* **BRIEF**
A verbatim copy of the records is required, with all pictures left out.

* **DATASET EXTRACT**
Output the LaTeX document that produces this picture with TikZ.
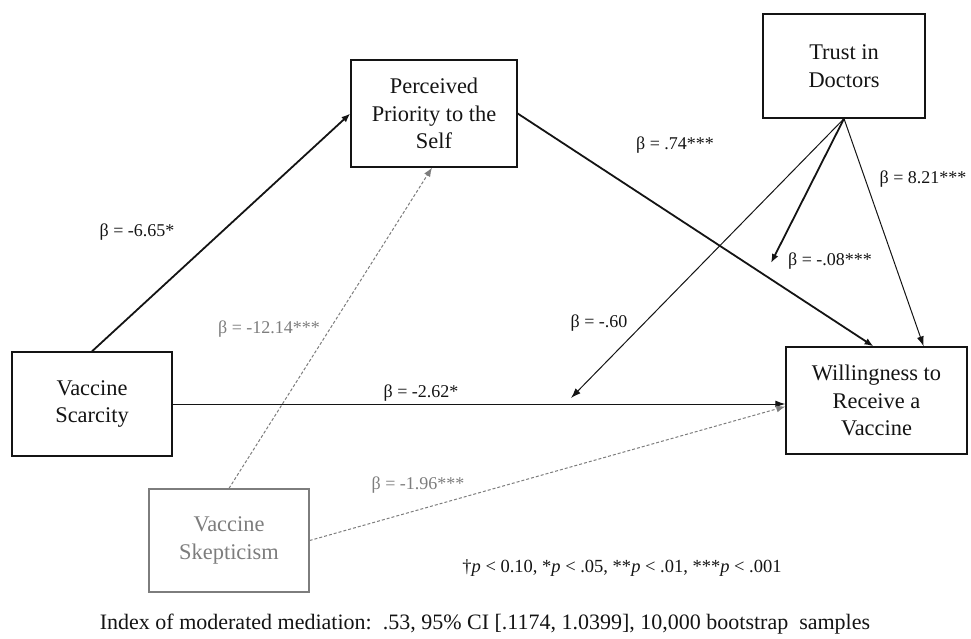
\documentclass[tikz,border=0pt]{standalone}
\usepackage{fontspec}
\setmainfont{Liberation Serif}
\usetikzlibrary{arrows.meta}
\definecolor{grayc}{RGB}{125,125,125}
\definecolor{ink}{RGB}{20,20,20}
\begin{document}
\begin{tikzpicture}[x=1pt,y=-1pt,
  box/.style={draw=ink, line width=1.3pt, align=center, text=ink,
    font=\fontsize{22.4}{27.5}\selectfont, inner sep=0pt},
  graybox/.style={box, draw=grayc, text=grayc},
  lbl/.style={font=\fontsize{18}{22}\selectfont, text=ink, inner sep=1pt},
  glbl/.style={lbl, text=grayc},
  thick arr/.style={draw=ink, line width=1.8pt, -{Latex[length=9pt,width=7pt]}},
  thin arr/.style={draw=ink, line width=1pt, -{Latex[length=10pt,width=7pt]}},
  dash arr/.style={draw=grayc, line width=1pt, dash pattern=on 3pt off 2pt, -{Latex[length=9pt,width=7pt]}}
]
\useasboundingbox (0,0) rectangle (971,639);

\node[box, minimum width=166pt, minimum height=107pt] (perc) at (434,113.5)
  {Perceived\\Priority to the\\Self};
\node[box, minimum width=162pt, minimum height=104pt] (trust) at (844,66)
  {Trust in\\Doctors};
\node[box, minimum width=181pt, minimum height=107pt] (will) at (876.5,400.5)
  {Willingness to\\Receive a\\Vaccine};
\node[box, minimum width=160pt, minimum height=104pt] (scar) at (92,404)
  {Vaccine\\Scarcity};
\node[graybox, minimum width=160pt, minimum height=103pt] (skep) at (229,540.5)
  {Vaccine\\Skepticism};

\coordinate (m1) at (571,398);
\coordinate (m2) at (771,263);

\draw[thick arr] (scar.north) -- (perc.west);
\draw[thick arr] (perc.east) -- ([xshift=-3pt]will.north);
\draw[thin arr] (scar.east) -- (scar.east -| will.west);
\draw[dash arr] (skep.north) -- ([xshift=-2pt]perc.south);
\draw[dash arr] (skep.east) -- ([yshift=-6pt]will.west);
\draw[thin arr] (trust.south) -- (m1);
\draw[thick arr] (trust.south) -- (m2);
\draw[thin arr] (trust.south) -- ([xshift=-44pt]will.north east);

\node[lbl] (l1) at (137,232) {β = -6.65*};
\node[lbl] (l2) at (675,145) {β = .74***};
\node[lbl] (l3) at (923,179) {β = 8.21***};
\node[lbl] (l4) at (830,261) {β = -.08***};
\node[lbl] (l5) at (599,323) {β = -.60};
\node[lbl] (l6) at (421,393) {β = -2.62*};
\node[glbl] (l7) at (269,329) {β = -12.14***};
\node[glbl] (l8) at (418,485) {β = -1.96***};

\node[lbl, font=\fontsize{18.5}{22}\selectfont] (legend) at (622,568)
  {†\textit{p} < 0.10, *\textit{p} < .05, **\textit{p} < .01, ***\textit{p} < .001};
\node[lbl, font=\fontsize{22}{26}\selectfont] (index) at (485,624)
  {Index of moderated mediation:\ \ .53, 95\% CI [.1174, 1.0399], 10,000 bootstrap\ \ samples};
\end{tikzpicture}
\end{document}
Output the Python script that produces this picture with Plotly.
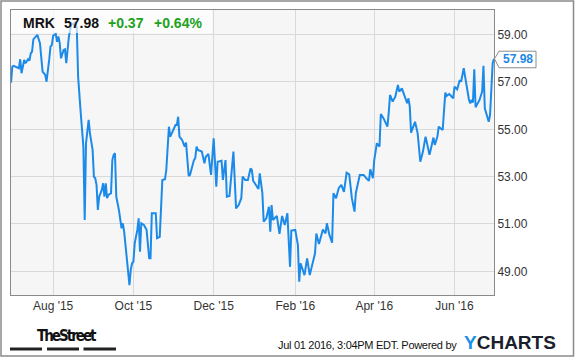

* **OUTPUT FOR THIS TASK**
Output the LaTeX document that produces this picture with TikZ.
\documentclass[tikz,border=0pt]{standalone}
\usepackage{fontspec}
\setmainfont{Liberation Serif}
\usetikzlibrary{arrows.meta}
\definecolor{grayc}{RGB}{125,125,125}
\definecolor{ink}{RGB}{20,20,20}
\begin{document}
\begin{tikzpicture}[x=1pt,y=-1pt,
  box/.style={draw=ink, line width=1.3pt, align=center, text=ink,
    font=\fontsize{22.4}{27.5}\selectfont, inner sep=0pt},
  graybox/.style={box, draw=grayc, text=grayc},
  lbl/.style={font=\fontsize{18}{22}\selectfont, text=ink, inner sep=1pt},
  glbl/.style={lbl, text=grayc},
  thick arr/.style={draw=ink, line width=1.8pt, -{Latex[length=9pt,width=7pt]}},
  thin arr/.style={draw=ink, line width=1pt, -{Latex[length=10pt,width=7pt]}},
  dash arr/.style={draw=grayc, line width=1pt, dash pattern=on 3pt off 2pt, -{Latex[length=9pt,width=7pt]}}
]
\useasboundingbox (0,0) rectangle (971,639);

\node[box, minimum width=166pt, minimum height=107pt] (perc) at (434,113.5)
  {Perceived\\Priority to the\\Self};
\node[box, minimum width=162pt, minimum height=104pt] (trust) at (844,66)
  {Trust in\\Doctors};
\node[box, minimum width=181pt, minimum height=107pt] (will) at (876.5,400.5)
  {Willingness to\\Receive a\\Vaccine};
\node[box, minimum width=160pt, minimum height=104pt] (scar) at (92,404)
  {Vaccine\\Scarcity};
\node[graybox, minimum width=160pt, minimum height=103pt] (skep) at (229,540.5)
  {Vaccine\\Skepticism};

\coordinate (m1) at (571,398);
\coordinate (m2) at (771,263);

\draw[thick arr] (scar.north) -- (perc.west);
\draw[thick arr] (perc.east) -- ([xshift=-3pt]will.north);
\draw[thin arr] (scar.east) -- (scar.east -| will.west);
\draw[dash arr] (skep.north) -- ([xshift=-2pt]perc.south);
\draw[dash arr] (skep.east) -- ([yshift=-6pt]will.west);
\draw[thin arr] (trust.south) -- (m1);
\draw[thick arr] (trust.south) -- (m2);
\draw[thin arr] (trust.south) -- ([xshift=-44pt]will.north east);

\node[lbl] (l1) at (137,232) {β = -6.65*};
\node[lbl] (l2) at (675,145) {β = .74***};
\node[lbl] (l3) at (923,179) {β = 8.21***};
\node[lbl] (l4) at (830,261) {β = -.08***};
\node[lbl] (l5) at (599,323) {β = -.60};
\node[lbl] (l6) at (421,393) {β = -2.62*};
\node[glbl] (l7) at (269,329) {β = -12.14***};
\node[glbl] (l8) at (418,485) {β = -1.96***};

\node[lbl, font=\fontsize{18.5}{22}\selectfont] (legend) at (622,568)
  {†\textit{p} < 0.10, *\textit{p} < .05, **\textit{p} < .01, ***\textit{p} < .001};
\node[lbl, font=\fontsize{22}{26}\selectfont] (index) at (485,624)
  {Index of moderated mediation:\ \ .53, 95\% CI [.1174, 1.0399], 10,000 bootstrap\ \ samples};
\end{tikzpicture}
\end{document}
Output the Python script that produces this picture with Plotly.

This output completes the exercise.